Namarnde were sometimes glimpsed on their prowls by the ‘old people’ (past generations), who would subsequently paint the image on a rock face or on the inner walls of their bark huts so as to show people what a namurrordo looked like.
Today namorrordo are always invisible to people except when, during their night-time prowls in the sky, they show themselves for a few seconds as a falling star divided across the heavens.
Namarrkon the Lightning Spirit in the Work of Diidja
Namarrkon, the ancestral Lightning Spirit of Western Arnhem Land, is a potent presence in the bark paintings of early Arnhem Land artist Diidja, also known as Mandidi. Revered as the spiritual force behind the violent monsoonal storms of the Kunumeleng season, Namarrkon is not simply a mythological figure in Diidja’s work but a living ancestral being—his power encoded in pigment, form, and cultural law. During the dry season, Namarrkon resides in a sacred billabong near Numbuwah, east of Koongarra, watching the sky and his estranged wife through a hole in a nearby stone pillar—an eye left behind at his Dreaming site, Namarrkondjadjan.
In Diidja’s barks, Namarrkon is rendered with stark, spiritual force—figures outlined in white kaolin and filled with fine red dotting on ochre ground, reflecting an aesthetic inherited directly from ancient rock art.
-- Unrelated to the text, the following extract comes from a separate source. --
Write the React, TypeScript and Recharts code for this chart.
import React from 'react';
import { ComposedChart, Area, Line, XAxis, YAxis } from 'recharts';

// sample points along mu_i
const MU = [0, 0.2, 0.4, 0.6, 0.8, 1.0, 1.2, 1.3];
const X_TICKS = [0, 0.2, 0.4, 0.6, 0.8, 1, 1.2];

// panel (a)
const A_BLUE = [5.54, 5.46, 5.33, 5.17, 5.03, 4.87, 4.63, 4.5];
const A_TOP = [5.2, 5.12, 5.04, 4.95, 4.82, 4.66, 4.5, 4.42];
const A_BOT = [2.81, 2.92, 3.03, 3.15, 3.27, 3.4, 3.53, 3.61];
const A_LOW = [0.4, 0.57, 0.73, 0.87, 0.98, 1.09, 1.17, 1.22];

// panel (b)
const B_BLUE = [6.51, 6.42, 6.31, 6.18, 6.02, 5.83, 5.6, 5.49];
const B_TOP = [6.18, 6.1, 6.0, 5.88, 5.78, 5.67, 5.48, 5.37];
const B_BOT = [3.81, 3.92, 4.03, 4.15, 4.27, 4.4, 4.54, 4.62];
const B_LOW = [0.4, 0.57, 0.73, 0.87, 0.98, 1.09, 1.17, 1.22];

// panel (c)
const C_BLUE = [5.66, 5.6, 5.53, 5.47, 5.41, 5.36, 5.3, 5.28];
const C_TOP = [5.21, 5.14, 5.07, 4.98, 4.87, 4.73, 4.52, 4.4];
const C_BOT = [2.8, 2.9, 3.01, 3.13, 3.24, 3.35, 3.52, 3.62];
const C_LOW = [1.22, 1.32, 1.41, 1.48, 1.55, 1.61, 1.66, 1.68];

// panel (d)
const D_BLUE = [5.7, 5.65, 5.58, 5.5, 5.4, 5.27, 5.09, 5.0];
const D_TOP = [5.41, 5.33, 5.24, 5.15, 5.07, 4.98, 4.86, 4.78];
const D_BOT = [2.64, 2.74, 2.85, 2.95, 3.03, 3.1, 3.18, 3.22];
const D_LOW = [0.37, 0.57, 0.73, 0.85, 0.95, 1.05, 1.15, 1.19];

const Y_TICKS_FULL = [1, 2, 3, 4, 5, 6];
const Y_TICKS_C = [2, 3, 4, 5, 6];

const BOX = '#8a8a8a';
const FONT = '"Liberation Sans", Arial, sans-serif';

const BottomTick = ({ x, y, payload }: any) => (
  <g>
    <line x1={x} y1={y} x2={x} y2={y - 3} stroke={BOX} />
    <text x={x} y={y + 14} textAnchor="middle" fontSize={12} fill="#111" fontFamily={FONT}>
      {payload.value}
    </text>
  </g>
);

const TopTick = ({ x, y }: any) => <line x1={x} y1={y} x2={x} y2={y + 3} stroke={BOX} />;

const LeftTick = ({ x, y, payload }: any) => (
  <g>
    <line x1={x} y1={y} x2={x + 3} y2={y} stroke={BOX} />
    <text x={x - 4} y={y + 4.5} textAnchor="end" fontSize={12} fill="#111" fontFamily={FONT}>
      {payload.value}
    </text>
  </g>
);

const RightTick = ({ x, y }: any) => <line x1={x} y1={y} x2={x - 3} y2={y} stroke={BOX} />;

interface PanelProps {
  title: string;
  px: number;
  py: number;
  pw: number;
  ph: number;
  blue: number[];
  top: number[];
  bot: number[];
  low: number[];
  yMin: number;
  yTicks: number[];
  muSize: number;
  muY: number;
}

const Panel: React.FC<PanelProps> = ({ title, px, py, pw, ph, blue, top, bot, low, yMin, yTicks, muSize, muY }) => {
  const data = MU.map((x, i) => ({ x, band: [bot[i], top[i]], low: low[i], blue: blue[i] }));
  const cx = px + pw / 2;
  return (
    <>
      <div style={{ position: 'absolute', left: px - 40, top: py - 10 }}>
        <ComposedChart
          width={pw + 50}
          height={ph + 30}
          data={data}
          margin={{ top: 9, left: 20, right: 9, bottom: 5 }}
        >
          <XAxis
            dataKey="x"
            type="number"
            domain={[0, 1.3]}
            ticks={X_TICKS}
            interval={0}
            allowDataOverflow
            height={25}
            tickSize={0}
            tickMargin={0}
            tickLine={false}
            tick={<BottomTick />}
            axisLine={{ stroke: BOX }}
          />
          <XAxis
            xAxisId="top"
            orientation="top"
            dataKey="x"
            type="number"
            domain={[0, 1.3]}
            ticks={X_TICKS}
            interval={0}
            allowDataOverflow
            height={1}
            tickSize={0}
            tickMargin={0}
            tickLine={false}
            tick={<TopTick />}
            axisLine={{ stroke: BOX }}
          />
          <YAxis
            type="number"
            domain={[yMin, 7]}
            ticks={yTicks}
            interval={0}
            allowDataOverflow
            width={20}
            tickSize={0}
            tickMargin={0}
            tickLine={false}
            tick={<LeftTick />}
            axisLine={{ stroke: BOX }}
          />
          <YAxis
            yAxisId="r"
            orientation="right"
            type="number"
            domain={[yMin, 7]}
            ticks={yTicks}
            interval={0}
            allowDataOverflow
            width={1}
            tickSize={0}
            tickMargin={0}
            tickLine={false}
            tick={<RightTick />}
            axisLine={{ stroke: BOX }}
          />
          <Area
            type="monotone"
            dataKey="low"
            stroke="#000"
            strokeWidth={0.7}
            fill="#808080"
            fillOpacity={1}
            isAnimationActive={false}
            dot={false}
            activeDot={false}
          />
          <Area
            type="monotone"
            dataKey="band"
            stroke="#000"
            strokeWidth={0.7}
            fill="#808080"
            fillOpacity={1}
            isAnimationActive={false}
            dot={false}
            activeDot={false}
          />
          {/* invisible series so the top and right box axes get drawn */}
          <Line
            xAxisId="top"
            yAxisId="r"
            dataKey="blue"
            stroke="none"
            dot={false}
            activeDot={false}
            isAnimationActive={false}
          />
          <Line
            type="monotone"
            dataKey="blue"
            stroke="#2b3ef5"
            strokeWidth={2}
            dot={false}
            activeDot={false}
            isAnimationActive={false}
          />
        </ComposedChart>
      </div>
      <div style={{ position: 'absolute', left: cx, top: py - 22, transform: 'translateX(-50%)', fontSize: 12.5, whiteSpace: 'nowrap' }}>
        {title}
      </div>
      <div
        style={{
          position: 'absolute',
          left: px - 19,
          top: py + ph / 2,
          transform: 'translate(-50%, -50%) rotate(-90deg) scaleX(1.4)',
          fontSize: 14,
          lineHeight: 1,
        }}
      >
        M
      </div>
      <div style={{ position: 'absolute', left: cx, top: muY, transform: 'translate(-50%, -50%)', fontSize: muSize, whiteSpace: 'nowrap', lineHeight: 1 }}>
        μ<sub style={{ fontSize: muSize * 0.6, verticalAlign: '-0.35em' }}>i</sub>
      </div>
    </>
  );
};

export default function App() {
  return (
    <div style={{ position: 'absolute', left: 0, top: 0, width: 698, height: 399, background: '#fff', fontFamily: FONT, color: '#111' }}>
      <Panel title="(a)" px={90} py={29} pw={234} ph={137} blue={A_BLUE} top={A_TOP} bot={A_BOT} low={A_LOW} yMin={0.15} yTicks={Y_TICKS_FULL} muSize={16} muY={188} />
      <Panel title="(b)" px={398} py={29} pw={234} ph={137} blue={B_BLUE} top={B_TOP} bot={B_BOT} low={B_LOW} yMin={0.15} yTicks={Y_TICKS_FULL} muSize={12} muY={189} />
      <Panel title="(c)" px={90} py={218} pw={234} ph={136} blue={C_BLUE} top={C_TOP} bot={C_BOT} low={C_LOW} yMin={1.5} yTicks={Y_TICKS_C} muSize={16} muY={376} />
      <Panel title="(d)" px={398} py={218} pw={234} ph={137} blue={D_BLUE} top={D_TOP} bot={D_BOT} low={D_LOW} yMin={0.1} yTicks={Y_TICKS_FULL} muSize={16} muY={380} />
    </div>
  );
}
These images, often stripped of decorative rarrk, instead emphasise form, movement, and mythic power. As Namarrkon ascends into the clouds each October, his fury grows: he beats thunder from stone axes affixed to his elbows and knees, ejects lightning from rods that spiral from his ears to his genitals, and signals the ripening of bush foods. By January, his storms split trees and shake the land.
Diidja’s paintings of Namarrkon reflect this elemental energy—expressive, untamed, and spiritually charged. The blue and orange Leichhardt’s grasshoppers, Namarrkon’s spirit children, are also hinted at in ceremonial context. His lagoon remains a place of danger and reverence, strictly avoided. Through bark painting, Diidja preserved Namarrkon’s presence not just as story but as law, mapping the cycles of season and spirit with a visual language that is raw, ancient, and enduring.